Rob Schneider Proclaims ‘SNL’ Has Been “Over” Since Kate McKinnon’s 2016 ‘Hallelujah’ Performance

Rob Schneider knows Saturday Night Live is long past its glory days. But if you ask him, the exact moment when the show took a turn for the worse came in 2016, when Kate McKinnon took to the piano in Studio 8H and serenaded the crowd with “Hallelujah” while in character as Hillary Clinton.

While McKinnon’s moment — which marked Clinton’s 2016 presidential loss, Donald Trump‘s subsequent win and the death of Leonard Cohen — was widely celebrated online for its emotional departure from the typical SNL cold open, it also had plenty of critics; including, apparently, Schneider.

The former SNL cast member and comedian ripped McKinnon’s performance while speaking to The Blaze’s Glenn Beck, per Mediaite, telling the host, “I hate to crap on my old show,” before doing just that.

He told Beck, “I literally prayed, ‘Please have a joke at the end. Don’t do this. Please don’t go down there.'”

McKinnon didn’t crack any jokes before, during or after her song, and instead faced the camera to say, “I’m not giving up, and neither should you,” before delivering the show’s iconic “live from New York” cue.
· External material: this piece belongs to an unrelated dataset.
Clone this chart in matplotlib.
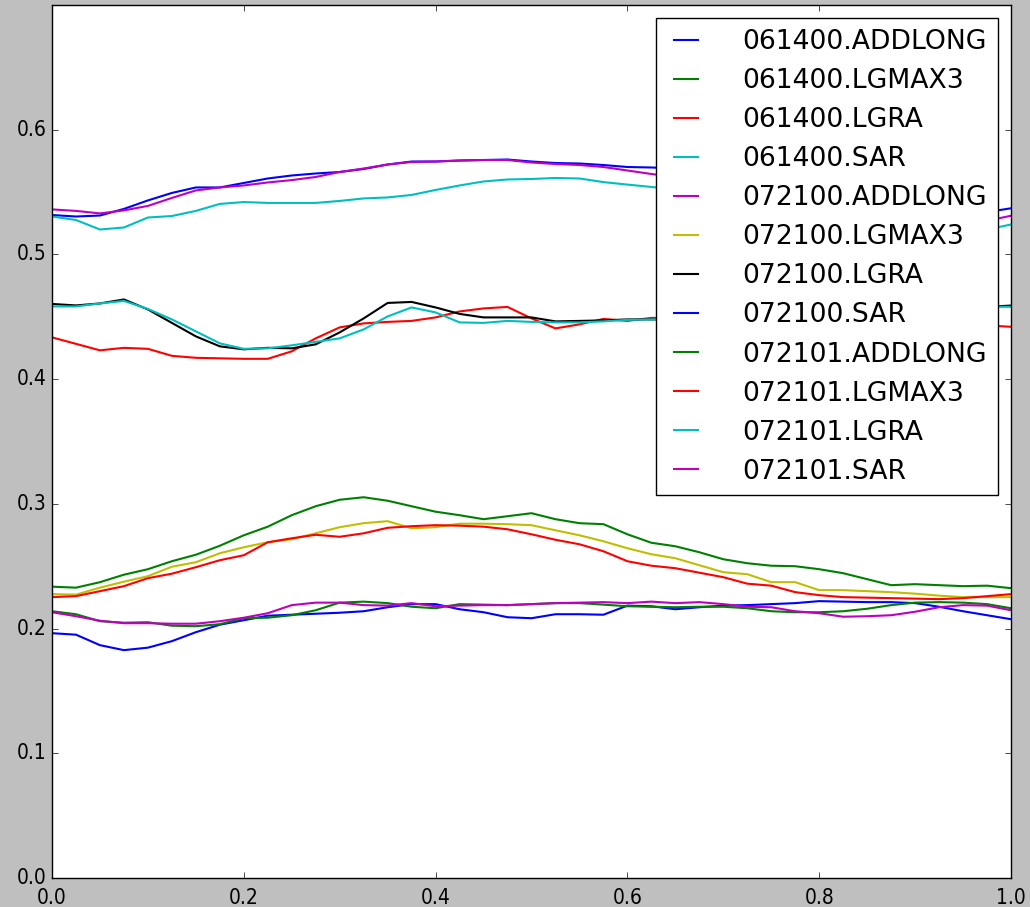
import numpy as np
import matplotlib
matplotlib.use('Agg')
import matplotlib.pyplot as plt

plt.style.use('classic')

# 41 samples on [0, 1]
x = np.linspace(0.0, 1.0, 41)

labels = ['061400.ADDLONG', '061400.LGMAX3', '061400.LGRA', '061400.SAR',
          '072100.ADDLONG', '072100.LGMAX3', '072100.LGRA', '072100.SAR',
          '072101.ADDLONG', '072101.LGMAX3', '072101.LGRA', '072101.SAR']

addlong_061400 = [0.5316, 0.5304, 0.5312, 0.5365, 0.5433, 0.5493, 0.5537, 0.5537, 0.5573, 0.5609,
                  0.5633, 0.5649, 0.5661, 0.5685, 0.5721, 0.5745, 0.5745, 0.5753, 0.5757, 0.5761,
                  0.5745, 0.5733, 0.5729, 0.5717, 0.5701, 0.5697, 0.569, 0.568, 0.567, 0.566,
                  0.564, 0.562, 0.560, 0.558, 0.555, 0.552, 0.549, 0.545, 0.540, 0.534, 0.537]
lgmax3_061400 = [0.2336, 0.2328, 0.2372, 0.2432, 0.2476, 0.2540, 0.2592, 0.2664, 0.2748, 0.2817,
                 0.2909, 0.2981, 0.3033, 0.3053, 0.3025, 0.2981, 0.2937, 0.2909, 0.2877, 0.2901,
                 0.2925, 0.2877, 0.2845, 0.2837, 0.2756, 0.2688, 0.2660, 0.2612, 0.2556, 0.2524,
                 0.2504, 0.2500, 0.2476, 0.2444, 0.2396, 0.2348, 0.2356, 0.2348, 0.2340, 0.2344, 0.2324]
lgra_061400 = [0.4335, 0.4283, 0.4231, 0.4251, 0.4243, 0.4187, 0.4171, 0.4167, 0.4163, 0.4163,
               0.4223, 0.4327, 0.4415, 0.4447, 0.4459, 0.4467, 0.4495, 0.4543, 0.4567, 0.4579,
               0.4487, 0.4407, 0.4439, 0.4483, 0.4467, 0.4491, 0.449, 0.448, 0.449, 0.448,
               0.447, 0.448, 0.449, 0.448, 0.447, 0.446, 0.445, 0.445, 0.444, 0.443, 0.442]
sar_061400 = [0.5304, 0.5276, 0.5200, 0.5216, 0.5296, 0.5308, 0.5349, 0.5405, 0.5420, 0.5413,
              0.5413, 0.5413, 0.5429, 0.5449, 0.5457, 0.5477, 0.5517, 0.5553, 0.5585, 0.5601,
              0.5605, 0.5613, 0.5609, 0.5580, 0.5560, 0.5541, 0.552, 0.550, 0.548, 0.546,
              0.545, 0.543, 0.541, 0.539, 0.537, 0.534, 0.531, 0.528, 0.524, 0.520, 0.524]
addlong_072100 = [0.5361, 0.5349, 0.5329, 0.5353, 0.5389, 0.5453, 0.5513, 0.5537, 0.5553, 0.5577,
                  0.5596, 0.5621, 0.5661, 0.5689, 0.5721, 0.5741, 0.5745, 0.5753, 0.5757, 0.5757,
                  0.5737, 0.5725, 0.5717, 0.5701, 0.5673, 0.5645, 0.562, 0.560, 0.558, 0.556,
                  0.554, 0.552, 0.549, 0.546, 0.543, 0.540, 0.537, 0.533, 0.530, 0.527, 0.531]
lgmax3_072100 = [0.2276, 0.2272, 0.2328, 0.2376, 0.2420, 0.2496, 0.2532, 0.2604, 0.2652, 0.2692,
                 0.2716, 0.2764, 0.2813, 0.2845, 0.2861, 0.2804, 0.2813, 0.2841, 0.2841, 0.2837,
                 0.2829, 0.2788, 0.2748, 0.2700, 0.2644, 0.2596, 0.2564, 0.2508, 0.2452, 0.2436,
                 0.2372, 0.2372, 0.2308, 0.2308, 0.2300, 0.2292, 0.2280, 0.2264, 0.2252, 0.2252, 0.2252]
lgra_072100 = [0.4603, 0.4591, 0.4607, 0.4639, 0.4559, 0.4451, 0.4343, 0.4263, 0.4239, 0.4251,
               0.4247, 0.4279, 0.4375, 0.4487, 0.4611, 0.4619, 0.4575, 0.4523, 0.4495, 0.4495,
               0.4495, 0.4463, 0.4467, 0.4471, 0.4479, 0.4479, 0.448, 0.449, 0.450, 0.451,
               0.451, 0.452, 0.453, 0.453, 0.454, 0.455, 0.456, 0.457, 0.458, 0.458, 0.459]
sar_072100 = [0.1963, 0.1951, 0.1867, 0.1827, 0.1847, 0.1899, 0.1971, 0.2031, 0.2067, 0.2103,
              0.2111, 0.2119, 0.2127, 0.2139, 0.2171, 0.2196, 0.2196, 0.2155, 0.2131, 0.2091,
              0.2083, 0.2115, 0.2115, 0.2111, 0.2184, 0.2179, 0.2155, 0.2171, 0.2184, 0.2188,
              0.2196, 0.2204, 0.2220, 0.2216, 0.2212, 0.2212, 0.2204, 0.2175, 0.2139, 0.2107, 0.2075]
addlong_072101 = [0.2139, 0.2115, 0.2059, 0.2047, 0.2051, 0.2023, 0.2019, 0.2035, 0.2083, 0.2087,
                  0.2107, 0.2147, 0.2208, 0.2216, 0.2204, 0.2175, 0.2163, 0.2196, 0.2192, 0.2188,
                  0.2196, 0.2204, 0.2204, 0.2192, 0.2179, 0.2175, 0.2171, 0.2175, 0.2175, 0.2163,
                  0.2139, 0.2131, 0.2131, 0.2139, 0.2159, 0.2188, 0.2208, 0.2212, 0.2208, 0.2196, 0.2163]
lgmax3_072101 = [0.2252, 0.2260, 0.2300, 0.2340, 0.2404, 0.2440, 0.2492, 0.2548, 0.2588, 0.2692,
                 0.2724, 0.2752, 0.2736, 0.2764, 0.2808, 0.2821, 0.2829, 0.2825, 0.2817, 0.2796,
                 0.2756, 0.2712, 0.2676, 0.2620, 0.2540, 0.2504, 0.2484, 0.2448, 0.2412, 0.2360,
                 0.2344, 0.2292, 0.2268, 0.2252, 0.2248, 0.2244, 0.2240, 0.2236, 0.2244, 0.2260, 0.2276]
lgra_072101 = [0.4583, 0.4583, 0.4607, 0.4627, 0.4563, 0.4479, 0.4383, 0.4287, 0.4243, 0.4247,
               0.4271, 0.4299, 0.4327, 0.4399, 0.4503, 0.4575, 0.4535, 0.4455, 0.4451, 0.4467,
               0.4459, 0.4455, 0.4455, 0.4463, 0.4475, 0.4479, 0.448, 0.449, 0.450, 0.450,
               0.451, 0.452, 0.453, 0.454, 0.454, 0.455, 0.456, 0.457, 0.457, 0.458, 0.458]
sar_072101 = [0.2131, 0.2099, 0.2063, 0.2043, 0.2043, 0.2039, 0.2039, 0.2059, 0.2087, 0.2123,
              0.2188, 0.2208, 0.2208, 0.2188, 0.2184, 0.2204, 0.2179, 0.2184, 0.2188, 0.2188,
              0.2196, 0.2204, 0.2208, 0.2212, 0.2204, 0.2216, 0.2204, 0.2212, 0.2196, 0.2175,
              0.2171, 0.2139, 0.2123, 0.2095, 0.2099, 0.2107, 0.2135, 0.2171, 0.2188, 0.2184, 0.2147]

series = [addlong_061400, lgmax3_061400, lgra_061400, sar_061400,
          addlong_072100, lgmax3_072100, lgra_072100, sar_072100,
          addlong_072101, lgmax3_072101, lgra_072101, sar_072101]

fig = plt.figure(figsize=(10.30, 9.07), dpi=100)
ax = fig.add_axes([52 / 1030, 29 / 907, 959 / 1030, 873 / 907])

for y, lab in zip(series, labels):
    ax.plot(x, y, lw=1.5, label=lab)

ax.set_xlim(0, 1)
ax.set_ylim(0, 0.7)
ax.set_xticks([0.0, 0.2, 0.4, 0.6, 0.8, 1.0])
ax.set_yticks([0.0, 0.1, 0.2, 0.3, 0.4, 0.5, 0.6])
ax.tick_params(labelsize=15)
ax.tick_params(axis='x', pad=7)
for t in ax.get_xticklabels() + ax.get_yticklabels():
    t.set_fontstretch('condensed')

ax.legend(loc='upper right', fontsize=19.2, handlelength=1.5,
          handletextpad=1.35, labelspacing=0.49)

fig.savefig('out.png', dpi=100, facecolor=fig.get_facecolor())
The sober tone didn’t strike an emotional chord with Schneider, who was instead ticked off by the lack of humor in the cold open. He told Beck, “And there was no joke at the end, and I went, ‘It’s over. It’s over. It’s not going to come back.'”

McKinnon, who is leaving SNL after a decade on the late night comedy show, reflected on her famous 2016 performance while speaking to Esquire in May. She told the publication that singing “Hallelujah” after Trump’s win changed how she viewed the iconic song.

“It’s about love, and how love is a slog but it’s worth it,” she said. “I suddenly understood it as, like, the love of this idea that is America. That all people are created equal, and that’s the most beautiful idea in the world, but the execution has been long and tough and we’re still just trying to get it right. But that it’s worth it, and that it will always be worth it.”

SNL is currently on a summer hiatus, but the show will return (without McKinnon) for Season 48 this fall.